What will we do with the basilica they presently inhabit in Washington? It might make a useful courthouse for the District of Columbia, except for the fact that the clientele thereat would not be of the choicest, a setback to the tourist trade. Still it might do. Take down the phony pillars, which don't support anything -- installed after the roof was on -- and let it get started on its new career.

The Court would not have to worry about proper accomodations in its new location. Judging by the kind of palaces that have been erected around the country lately for Federal District Courts, it's unlikely that the Supreme Court would be short-changed in this area. I haven't said anything about where the Court should go because I have no axe to grind for any particular location. It's instinctive to think of the Midwest, the center of the country, as the proper place, but geography isn't decisive. The distribution of population is also important, and so is the character of the new seat of justice. This might seem to rule out a town like Chicago, but I wouldn't want to do that. Maybe the judges do need the stimulus of a major metropolitan area, where they also might exert a civilizing influence, and they don't necessarily have to be confined to Topeka or Wichita, two towns that keep coming into my mind, probably because I know nothing about either one of them.

Wherever they go, the Justices will be news and they'll be in demand socially as well. The dangerous dinners of Washington might be replicated in the Heartland, but they're unlikely to be as demoralizing. Leaving Washington doesn't mean escaping political pressure completely; it means a reduction in its intensity. People in the rest of the country do think of other things as well. Even if they find themselves in a state capitol, life will be easier for the judges.

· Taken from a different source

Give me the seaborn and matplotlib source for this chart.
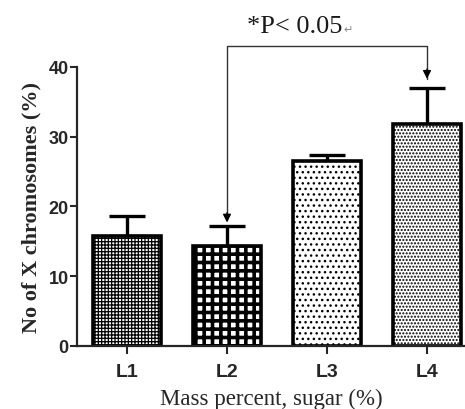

They won't be living in a bubble inhaling nothing but political gas and vapors, which they then exhale into their decisions. In an atmosphere like Washington's it's natural to let that happen. They will always have the political effect of their decisions on their minds. It's a reflex from living there. When you wake up and look at your newspaper there it says "Tropical Storm Due; Seen as Setback for Bush". You can't escape.

I don't say politics is a disease which will wipe out life on earth. I just say the Court should have a relief from it and should...smell the flowers.